** YOUR TASK **
Each line of the material must be repeated precisely, with the pictures left out.

+===+

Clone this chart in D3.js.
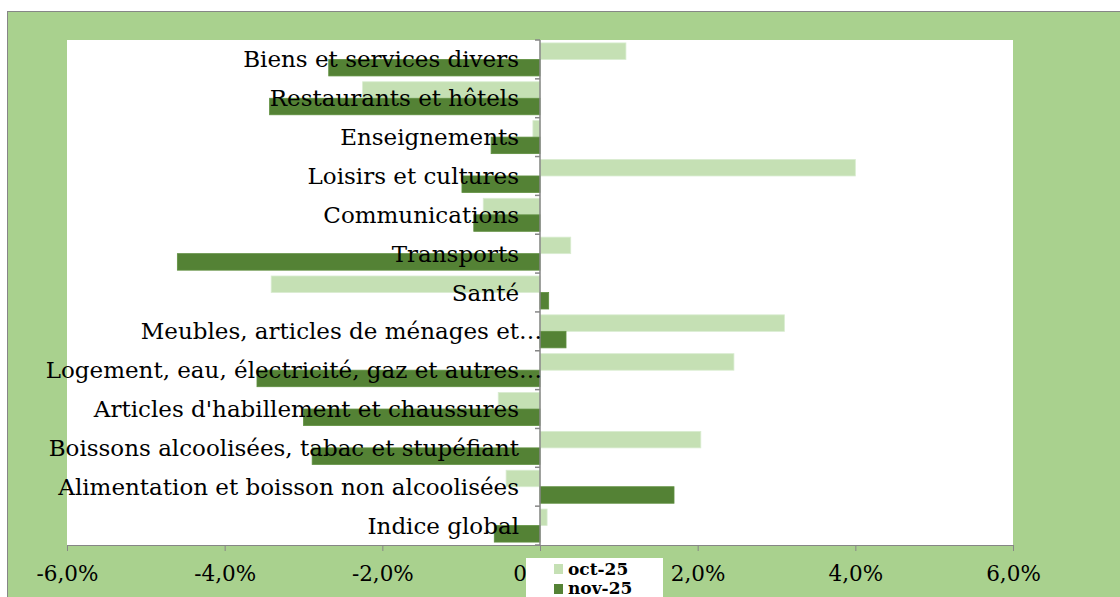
<!DOCTYPE html>
<html>
<head>
<meta charset="utf-8">
<script src="https://cdn.jsdelivr.net/npm/d3@7"></script>
<style>
  body { margin: 0; background: #fff; }
  svg { display: block; }
  .cat { font-family: "DejaVu Serif", serif; font-size: 23px; fill: #000; }
  .xaxis text { font-family: "DejaVu Serif", serif; font-size: 21.5px; fill: #000; }
  .xaxis path, .xaxis line { stroke: #868686; }
  .leg { font-family: "DejaVu Serif", serif; font-size: 17px; font-weight: bold; }
</style>
</head>
<body>
<div id="chart"></div>
<script>
// categories, top to bottom as shown
var categories = [
  'Biens et services divers',
  'Restaurants et hôtels',
  'Enseignements',
  'Loisirs et cultures',
  'Communications',
  'Transports',
  'Santé',
  'Meubles, articles de ménages et…',
  'Logement, eau, électricité, gaz et autres…',
  "Articles d'habillement et chaussures",
  'Boissons alcoolisées, tabac et stupéfiant',
  'Alimentation et boisson non alcoolisées',
  'Indice global'
]

var series = ['oct-25', 'nov-25']

// values in %
var oct25 = [1.09, -2.25, -0.09, 4.0, -0.72, 0.39, -3.41, 3.1, 2.46, -0.53, 2.04, -0.43, 0.09]
var nov25 = [-2.68, -3.43, -0.62, -0.99, -0.84, -4.6, 0.11, 0.33, -3.59, -3.0, -2.89, 1.70, -0.58]

var xTicks = [-6, -4, -2, 0, 2, 4, 6]

var colors = {'oct-25': '#c5e0b4', 'nov-25': '#548235'}

var data = categories.map(function(c, i){
  return {cat: c, 'oct-25': oct25[i], 'nov-25': nov25[i]}
})

var W = 1120, H = 597

var svg = d3.select('#chart').append('svg').attr('width', W).attr('height', H)

// outer chart area
svg.append('rect')
  .attr('x', 7.5).attr('y', 11.5).attr('width', W).attr('height', H)
  .attr('fill', '#a9d18e').attr('stroke', '#868686').attr('stroke-width', 1)

var plot = {left: 67, right: 1013, top: 40, bottom: 545}

svg.append('rect')
  .attr('x', plot.left).attr('y', plot.top)
  .attr('width', plot.right - plot.left).attr('height', plot.bottom - plot.top)
  .attr('fill', '#fff')

var x = d3.scaleLinear().domain([-6, 6]).range([plot.left, plot.right])

var y = d3.scaleBand().domain(categories)
  .range([plot.top, plot.bottom])
  .paddingInner(0.15).paddingOuter(0.075)

var ySub = d3.scaleBand().domain(series).range([0, y.bandwidth()])

// bars
var g = svg.append('g')
data.forEach(function(d){
  series.forEach(function(s){
    var v = d[s]
    g.append('rect')
      .attr('x', x(Math.min(0, v)))
      .attr('y', y(d.cat) + ySub(s))
      .attr('width', Math.abs(x(v) - x(0)))
      .attr('height', ySub.bandwidth())
      .attr('fill', colors[s])
      .attr('stroke', s == 'oct-25' ? '#d9ecd0' : '#5f8f3f')
      .attr('stroke-width', 0.8)
  })
})

// x axis
var xAxis = d3.axisBottom(x)
  .tickValues(xTicks)
  .tickSize(6)
  .tickPadding(10)
  .tickFormat(function(v){ return (v < 0 ? '-' : '') + Math.abs(v).toFixed(1).replace('.', ',') + '%' })

svg.append('g').attr('class', 'xaxis')
  .attr('transform', 'translate(0,' + plot.bottom + ')')
  .call(xAxis)
  .call(function(a){ a.select('.domain').attr('d', 'M' + plot.left + ',0.5H' + plot.right) })
  .selectAll('text').attr('dy', '0.95em')

// vertical axis at zero with ticks on category boundaries
svg.append('line')
  .attr('x1', x(0)).attr('x2', x(0))
  .attr('y1', plot.top).attr('y2', plot.bottom)
  .attr('stroke', '#868686').attr('stroke-width', 1.5)

d3.range(categories.length + 1).forEach(function(k){
  var yy = plot.top + k * y.step()
  svg.append('line')
    .attr('x1', x(0) - 5).attr('x2', x(0))
    .attr('y1', yy).attr('y2', yy)
    .attr('stroke', '#868686').attr('stroke-width', 1.5)
})

// category labels (drawn over the bars)
svg.append('g').selectAll('text')
  .data(categories)
  .enter().append('text')
  .attr('class', 'cat')
  .attr('x', function(d){ return d.slice(-1) == '…' ? x(0) + 2 : x(0) - 21 })
  .attr('y', function(d){ return y(d) + y.bandwidth() / 2 })
  .attr('dy', '0.35em')
  .attr('text-anchor', 'end')
  .text(function(d){ return d })

// legend
var leg = svg.append('g')
leg.append('rect')
  .attr('x', 526).attr('y', 558).attr('width', 137).attr('height', 50)
  .attr('fill', '#fff')

series.forEach(function(s, i){
  leg.append('rect')
    .attr('x', 554).attr('y', 564 + i * 20).attr('width', 9).attr('height', 10)
    .attr('fill', colors[s])
  leg.append('text')
    .attr('class', 'leg')
    .attr('x', 568).attr('y', 575 + i * 19)
    .text(s)
})
</script>
</body>
</html>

+===+

** RESPONSE TO THE TASK **
Clone this chart in D3.js.
<!DOCTYPE html>
<html>
<head>
<meta charset="utf-8">
<script src="https://cdn.jsdelivr.net/npm/d3@7"></script>
<style>
  body { margin: 0; background: #fff; }
  svg { display: block; }
  .cat { font-family: "DejaVu Serif", serif; font-size: 23px; fill: #000; }
  .xaxis text { font-family: "DejaVu Serif", serif; font-size: 21.5px; fill: #000; }
  .xaxis path, .xaxis line { stroke: #868686; }
  .leg { font-family: "DejaVu Serif", serif; font-size: 17px; font-weight: bold; }
</style>
</head>
<body>
<div id="chart"></div>
<script>
// categories, top to bottom as shown
var categories = [
  'Biens et services divers',
  'Restaurants et hôtels',
  'Enseignements',
  'Loisirs et cultures',
  'Communications',
  'Transports',
  'Santé',
  'Meubles, articles de ménages et…',
  'Logement, eau, électricité, gaz et autres…',
  "Articles d'habillement et chaussures",
  'Boissons alcoolisées, tabac et stupéfiant',
  'Alimentation et boisson non alcoolisées',
  'Indice global'
]

var series = ['oct-25', 'nov-25']

// values in %
var oct25 = [1.09, -2.25, -0.09, 4.0, -0.72, 0.39, -3.41, 3.1, 2.46, -0.53, 2.04, -0.43, 0.09]
var nov25 = [-2.68, -3.43, -0.62, -0.99, -0.84, -4.6, 0.11, 0.33, -3.59, -3.0, -2.89, 1.70, -0.58]

var xTicks = [-6, -4, -2, 0, 2, 4, 6]

var colors = {'oct-25': '#c5e0b4', 'nov-25': '#548235'}

var data = categories.map(function(c, i){
  return {cat: c, 'oct-25': oct25[i], 'nov-25': nov25[i]}
})

var W = 1120, H = 597

var svg = d3.select('#chart').append('svg').attr('width', W).attr('height', H)

// outer chart area
svg.append('rect')
  .attr('x', 7.5).attr('y', 11.5).attr('width', W).attr('height', H)
  .attr('fill', '#a9d18e').attr('stroke', '#868686').attr('stroke-width', 1)

var plot = {left: 67, right: 1013, top: 40, bottom: 545}

svg.append('rect')
  .attr('x', plot.left).attr('y', plot.top)
  .attr('width', plot.right - plot.left).attr('height', plot.bottom - plot.top)
  .attr('fill', '#fff')

var x = d3.scaleLinear().domain([-6, 6]).range([plot.left, plot.right])

var y = d3.scaleBand().domain(categories)
  .range([plot.top, plot.bottom])
  .paddingInner(0.15).paddingOuter(0.075)

var ySub = d3.scaleBand().domain(series).range([0, y.bandwidth()])

// bars
var g = svg.append('g')
data.forEach(function(d){
  series.forEach(function(s){
    var v = d[s]
    g.append('rect')
      .attr('x', x(Math.min(0, v)))
      .attr('y', y(d.cat) + ySub(s))
      .attr('width', Math.abs(x(v) - x(0)))
      .attr('height', ySub.bandwidth())
      .attr('fill', colors[s])
      .attr('stroke', s == 'oct-25' ? '#d9ecd0' : '#5f8f3f')
      .attr('stroke-width', 0.8)
  })
})

// x axis
var xAxis = d3.axisBottom(x)
  .tickValues(xTicks)
  .tickSize(6)
  .tickPadding(10)
  .tickFormat(function(v){ return (v < 0 ? '-' : '') + Math.abs(v).toFixed(1).replace('.', ',') + '%' })

svg.append('g').attr('class', 'xaxis')
  .attr('transform', 'translate(0,' + plot.bottom + ')')
  .call(xAxis)
  .call(function(a){ a.select('.domain').attr('d', 'M' + plot.left + ',0.5H' + plot.right) })
  .selectAll('text').attr('dy', '0.95em')

// vertical axis at zero with ticks on category boundaries
svg.append('line')
  .attr('x1', x(0)).attr('x2', x(0))
  .attr('y1', plot.top).attr('y2', plot.bottom)
  .attr('stroke', '#868686').attr('stroke-width', 1.5)

d3.range(categories.length + 1).forEach(function(k){
  var yy = plot.top + k * y.step()
  svg.append('line')
    .attr('x1', x(0) - 5).attr('x2', x(0))
    .attr('y1', yy).attr('y2', yy)
    .attr('stroke', '#868686').attr('stroke-width', 1.5)
})

// category labels (drawn over the bars)
svg.append('g').selectAll('text')
  .data(categories)
  .enter().append('text')
  .attr('class', 'cat')
  .attr('x', function(d){ return d.slice(-1) == '…' ? x(0) + 2 : x(0) - 21 })
  .attr('y', function(d){ return y(d) + y.bandwidth() / 2 })
  .attr('dy', '0.35em')
  .attr('text-anchor', 'end')
  .text(function(d){ return d })

// legend
var leg = svg.append('g')
leg.append('rect')
  .attr('x', 526).attr('y', 558).attr('width', 137).attr('height', 50)
  .attr('fill', '#fff')

series.forEach(function(s, i){
  leg.append('rect')
    .attr('x', 554).attr('y', 564 + i * 20).attr('width', 9).attr('height', 10)
    .attr('fill', colors[s])
  leg.append('text')
    .attr('class', 'leg')
    .attr('x', 568).attr('y', 575 + i * 19)
    .text(s)
})
</script>
</body>
</html>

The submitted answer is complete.